How about the infinitary version? In order for the projection $\pi_{X_i}$ to be continuous, we need $\pi_{X_i}^{-1}(U) \subset \prod_{j \in I} X_j$ to be open for any $U \subset X_i$ open.

And again, we can compute that preimage explicitly - it is $\prod_{j \in I} Y_j$ where \(Y_j = \begin{cases} U \text{ if } j = i \\ X_i \text{ otherwise } \end{cases}\). These are precisely the open sets we’re “forced” to include in our topology to ensure the projections are continuous.

Then, taking the topology generated by these gives the product topology on $\prod_{i \in I} X_i$ - arbitrary unions of finite intersections of “basic” open sets. The finiteness is important, since a finite intersection of our basic opens is a subset of the form $\prod_{j \in I} Z_j$ where only finitely many $Z_j$ are not equal to $X_j$ (with the other factors being open subsets).

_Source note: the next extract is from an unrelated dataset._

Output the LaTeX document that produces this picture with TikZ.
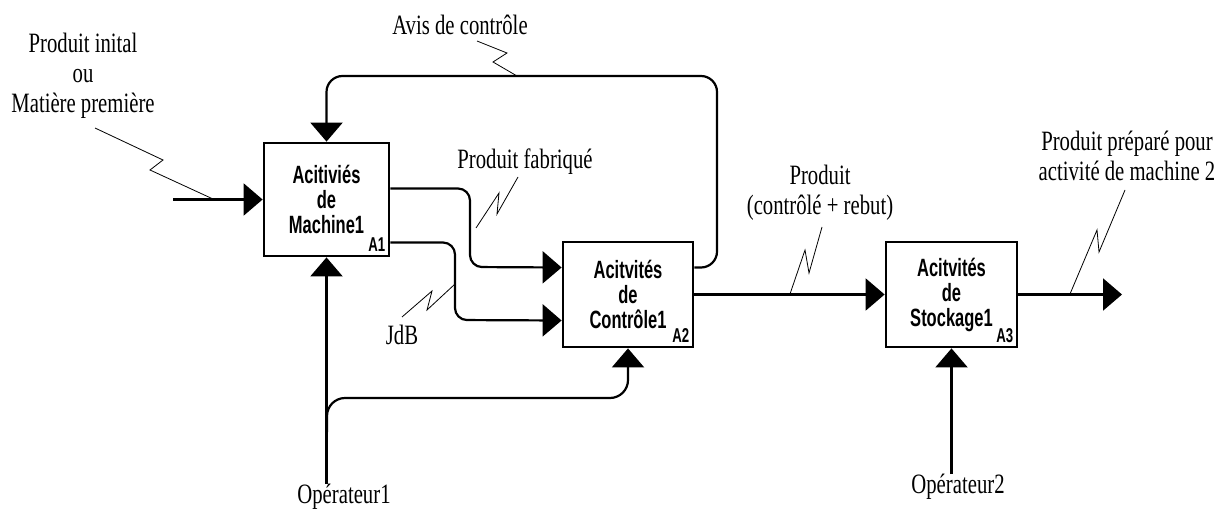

Thus, the product topology on an infinitary product consists of arbitary unions of these subsets, which reproduces the familiar definition. Note that the “box” topology, which consists of unions of any subset $\prod_{j \in I} U_j$, is (in general) strictly finer, and so won’t satisfy the universal property.

Checking the universal property

So far we’ve only shown that if there is a categorical product topology, it must take the form of the usual product topology. But does this actually work as a categorical product?

Since it’s been constructed to have the projections continuous, we know that “unpackaging” is guaranteed to work. Thus, it suffices to check that “packaging” works. So, take a family of continuous maps $f_i : Z \to X_i$, and package these (set-theoretically) into a map $f : Z \to \prod_{i \in I} X_i$. We just need to check that $f$ is actually continuous.

So, we take an open subset $U \subset \prod_{i \in I} X_i$, and check that $f^{-1}(U)$ is open. But since preimages preserve unions, it suffices to check this only for finite intersections of our “basic” opens.

Moreover, preimages preserve intersections, and a finite intersection of open subsets of $Z$ is open. So in fact, it suffices to check this for our “basic” opens, i.e. $\prod_{j \in J} Y_j$ where \(Y_j = \begin{cases} V \text{ if } j = i \\ X_i \text{ otherwise } \end{cases}\), with $V \subset X_j$ open.

Then, $f^{-1}(Y_j)$ can be computed to be $f_i^{-1}(V)$. But we know this is open, since $f_i : Z \to X_i$ is continuous! Thus, $f$ is continuous, and “packaging” works with this definition of the product topology, as required.

Bases for topologies

The last section is actually an instance of a more general principle (what do you expect from a category theory article??). Suppose $(X, \tau)$ is a topological space, and that a family of open subsets $\mathcal{B}$ of $X$ is a sub-basis for this topology - meaning that every open subset of $X$ may be written as a union of a finite intersection of elements of $\mathcal{B}$. Or equivalently, that $\tau$ is precisely the topology generated by the family $\mathcal{B}$.

Then, to check continuity of maps into $X$, it suffices to check that the preimage of any $B \in \mathcal{B}$ under your map is open. The preimage of an arbitrary open set will then be a union of a finite intersection of known open sets, thus open. So, bases give you a nice way to check continuity of maps into a topological space!